Course Hero's video study guide provides in-depth summary and analysis of Chapter 10 of Daniel Defoe's novel Robinson Crusoe.

Robinson Crusoe | Chapter 10 | Summary



Now more than five years into his time on the island, Robinson Crusoe builds a new canoe and digs a canal to move it into the water. He uses the boat only to do more exploration of his island, taking a short voyage around to the other side. On his return, he gets caught between two strong currents and fears he will be swept out to sea. A change of wind and current brings him back to shore, and he is back in his bower by nightfall. In the morning, a voice greets him, saying, "Poor Robin Crusoe! ... Where are you? Where have you been?" This voice is Poll, his parrot. The whole experience deters him from making any more explorations by water, and he devotes his time to improving his skills at pottery and basket weaving.

In his 11th year, Crusoe finally develops a plan to domesticate goats, which is helpful because he is low on gunpowder and can no longer hunt them. He traps three kid goats in a pit and feeds them with corn. He builds a hedge fence for a pen to keep them away from the wild goats, and by the end of the year the three have multiplied to a dozen goats. In the second year, their number increases to 43. The flock provides meat and milk, so Crusoe learns to make butter and cheese and is amazed by the bounty of Providence.


Even as devoted to maintaining gratitude toward God as Robinson Crusoe has become since his religious awakening, he still has moments of weakness and doubt. In this case, the doubt comes from the launch of Crusoe's new, smaller canoe, which he uses to explore other parts of the island not easily accessible by land. He has no immediate plans to use this boat to escape; indeed, he likely could not use such a small vessel, but the ability to sail even short distances gives Crusoe a sense of freedom. Building the boat reveals that Crusoe continues to yearn for adventure and discovery, which are part of his essential nature and only somewhat abated by his faith in God. But Providence has other plans for Crusoe's trip and scares him away from additional sea voyages for a while after his close call with the currents around the island. He is overcome with a new wave of gratitude for his situation, and it seems as if the entire incident took place to remind Crusoe to be grateful for what he has.
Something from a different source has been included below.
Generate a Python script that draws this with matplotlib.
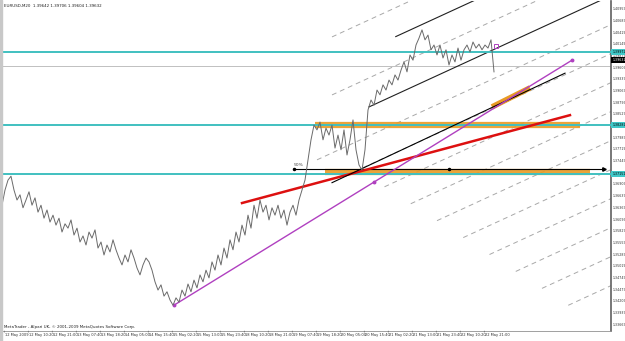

The parrot's words of greeting to Crusoe reveal much about Crusoe's state of mind on the island. Crusoe seems to have finally learned to moderate his ambitions. Rather than enclosing a two-mile-square piece of pasture for his goats, which was his initial plan, he builds smaller pens as his herd increases in size. He writes that he is mostly content, but the sad words of the parrot asking him where he has been indicate how he wants someone, anyone, even a trained bird, to miss him, pity him, and wonder where he is.